» YOUR INSTRUCTIONS
Return the listing below exactly, with the pictures dropped.

--- BEGIN ---

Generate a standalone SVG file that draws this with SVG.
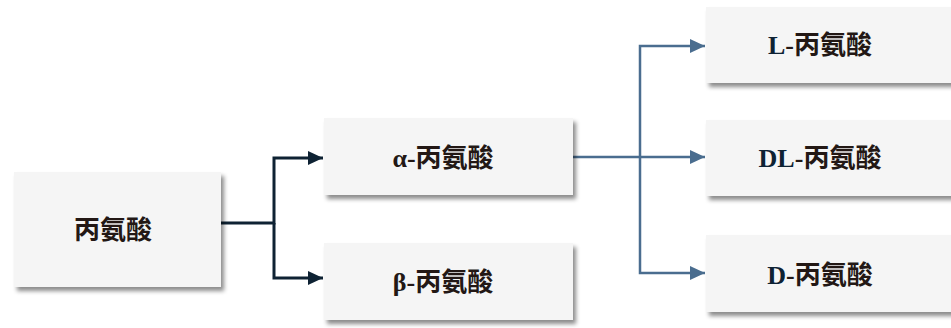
<svg xmlns="http://www.w3.org/2000/svg" width="951" height="328" viewBox="0 0 951 328">
<style>
.box{fill:#f5f5f5;filter:url(#sh)}
.t{font-family:"Liberation Serif","Noto Sans CJK SC",serif;font-weight:bold;font-size:26px;fill:#231815;text-anchor:middle;dominant-baseline:central}
.lat{fill:#0e2233}
.c1{fill:none;stroke:#0e2233;stroke-width:3}
.c2{fill:none;stroke:#4a6d8f;stroke-width:2.5}
</style>
<defs>
<filter id="sh" x="-10%" y="-20%" width="130%" height="150%">
<feDropShadow dx="3" dy="4" stdDeviation="2" flood-color="#000" flood-opacity="0.45"/>
</filter>
<marker id="a1" markerUnits="userSpaceOnUse" markerWidth="16" markerHeight="16" refX="15" refY="8" orient="auto"><path d="M0,1 L15,8 L0,15 Z" fill="#0e2233"/></marker>
<marker id="a2" markerUnits="userSpaceOnUse" markerWidth="16" markerHeight="16" refX="15" refY="8" orient="auto"><path d="M0,1 L15,8 L0,15 Z" fill="#4a6d8f"/></marker>
</defs>
<rect width="951" height="328" fill="#fff"/>
<g id="connectors">
<path class="c1" d="M221,223 H274 V158 H323" marker-end="url(#a1)"/>
<path class="c1" d="M274,223 V278 H323" marker-end="url(#a1)"/>
<path class="c2" d="M573,157 H705" marker-end="url(#a2)"/>
<path class="c2" d="M640,157 V46 H705" marker-end="url(#a2)"/>
<path class="c2" d="M640,157 V273 H705" marker-end="url(#a2)"/>
</g>
<g id="n-root"><rect class="box" x="14" y="172" width="207" height="115"/><text class="t" x="113" y="230">丙氨酸</text></g>
<g id="n-alpha"><rect class="box" x="324" y="118" width="249" height="77"/><text class="t" x="443" y="158">α-丙氨酸</text></g>
<g id="n-beta"><rect class="box" x="324" y="243" width="249" height="77"/><text class="t" x="443" y="282">β-丙氨酸</text></g>
<g id="n-L"><rect class="box" x="706" y="7" width="260" height="76"/><text class="t" x="820" y="45"><tspan class="lat">L</tspan>-丙氨酸</text></g>
<g id="n-DL"><rect class="box" x="706" y="120" width="260" height="76"/><text class="t" x="820" y="158"><tspan class="lat">DL</tspan>-丙氨酸</text></g>
<g id="n-D"><rect class="box" x="706" y="235" width="260" height="77"/><text class="t" x="820" y="275"><tspan class="lat">D</tspan>-丙氨酸</text></g>
</svg>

--- END ---

» PROBLEM SOLUTION
Generate a standalone SVG file that draws this with SVG.
<svg xmlns="http://www.w3.org/2000/svg" width="951" height="328" viewBox="0 0 951 328">
<style>
.box{fill:#f5f5f5;filter:url(#sh)}
.t{font-family:"Liberation Serif","Noto Sans CJK SC",serif;font-weight:bold;font-size:26px;fill:#231815;text-anchor:middle;dominant-baseline:central}
.lat{fill:#0e2233}
.c1{fill:none;stroke:#0e2233;stroke-width:3}
.c2{fill:none;stroke:#4a6d8f;stroke-width:2.5}
</style>
<defs>
<filter id="sh" x="-10%" y="-20%" width="130%" height="150%">
<feDropShadow dx="3" dy="4" stdDeviation="2" flood-color="#000" flood-opacity="0.45"/>
</filter>
<marker id="a1" markerUnits="userSpaceOnUse" markerWidth="16" markerHeight="16" refX="15" refY="8" orient="auto"><path d="M0,1 L15,8 L0,15 Z" fill="#0e2233"/></marker>
<marker id="a2" markerUnits="userSpaceOnUse" markerWidth="16" markerHeight="16" refX="15" refY="8" orient="auto"><path d="M0,1 L15,8 L0,15 Z" fill="#4a6d8f"/></marker>
</defs>
<rect width="951" height="328" fill="#fff"/>
<g id="connectors">
<path class="c1" d="M221,223 H274 V158 H323" marker-end="url(#a1)"/>
<path class="c1" d="M274,223 V278 H323" marker-end="url(#a1)"/>
<path class="c2" d="M573,157 H705" marker-end="url(#a2)"/>
<path class="c2" d="M640,157 V46 H705" marker-end="url(#a2)"/>
<path class="c2" d="M640,157 V273 H705" marker-end="url(#a2)"/>
</g>
<g id="n-root"><rect class="box" x="14" y="172" width="207" height="115"/><text class="t" x="113" y="230">丙氨酸</text></g>
<g id="n-alpha"><rect class="box" x="324" y="118" width="249" height="77"/><text class="t" x="443" y="158">α-丙氨酸</text></g>
<g id="n-beta"><rect class="box" x="324" y="243" width="249" height="77"/><text class="t" x="443" y="282">β-丙氨酸</text></g>
<g id="n-L"><rect class="box" x="706" y="7" width="260" height="76"/><text class="t" x="820" y="45"><tspan class="lat">L</tspan>-丙氨酸</text></g>
<g id="n-DL"><rect class="box" x="706" y="120" width="260" height="76"/><text class="t" x="820" y="158"><tspan class="lat">DL</tspan>-丙氨酸</text></g>
<g id="n-D"><rect class="box" x="706" y="235" width="260" height="77"/><text class="t" x="820" y="275"><tspan class="lat">D</tspan>-丙氨酸</text></g>
</svg>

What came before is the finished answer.